How do Infants Direct their Attention when Learning in a Noisy Environment?

Lead Research Organisation: Birkbeck, University of London
Department Name: Psychological Sciences

Abstract

As children are still learning how to use their environment to their utmost advantage, they
are inherently more susceptible to the distracting stimuli around them. As such, they are often
tasked with determining which information in their noisy environment is important to focus their
attention on in order to learn. In a large survey conducted in schools around London, Shield and
Dockrell (2004) found that internal noise has a negative influence on early cognitive
development.

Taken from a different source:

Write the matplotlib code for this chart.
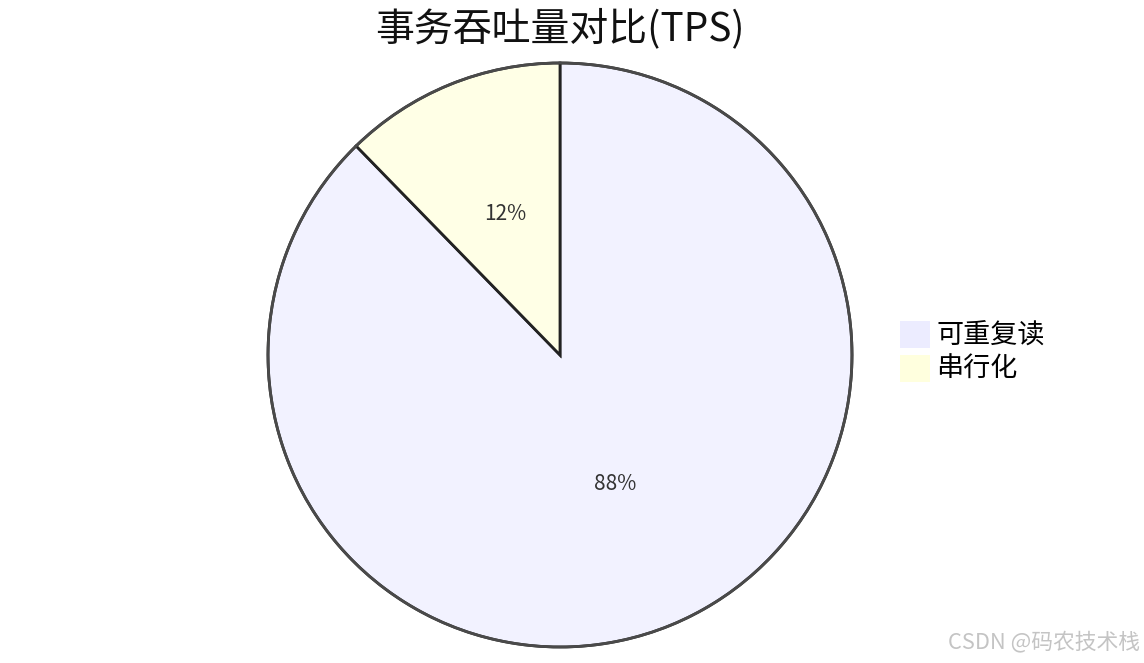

Furthermore, in a literary review on the effect of noise on children's cognitive
performance, Klatte, Bergström, and Lachmann (2013) found an overall trend that background
noise negatively affects their attentional abilities. More specifically, children show both a deficit
in being motivated to deploy their attention, and of being capable of deploying their attention in
a tactical way in order to learn.
Though these studies have begun to address the effect of noise on infants' ability to select
and learn information, the distracting stimuli used are only moderately representative of a
naturally noisy environment. This is important to address, because if experiments are not
appropriately representing this noise, then the results will not correctly depict what impact this is
having on infants. In order to address the gap in the extant research, my current Master's
research project will test infants' cognitive performance while two ecologically valid
noises/distractors are present: 1) ambient environmental noise (e.g., background television
sounds) and, 2) more focused noise (e.g., several people talking at the same time). This paradigm
would serve as a pilot for what would be used in the currently proposed PhD research project.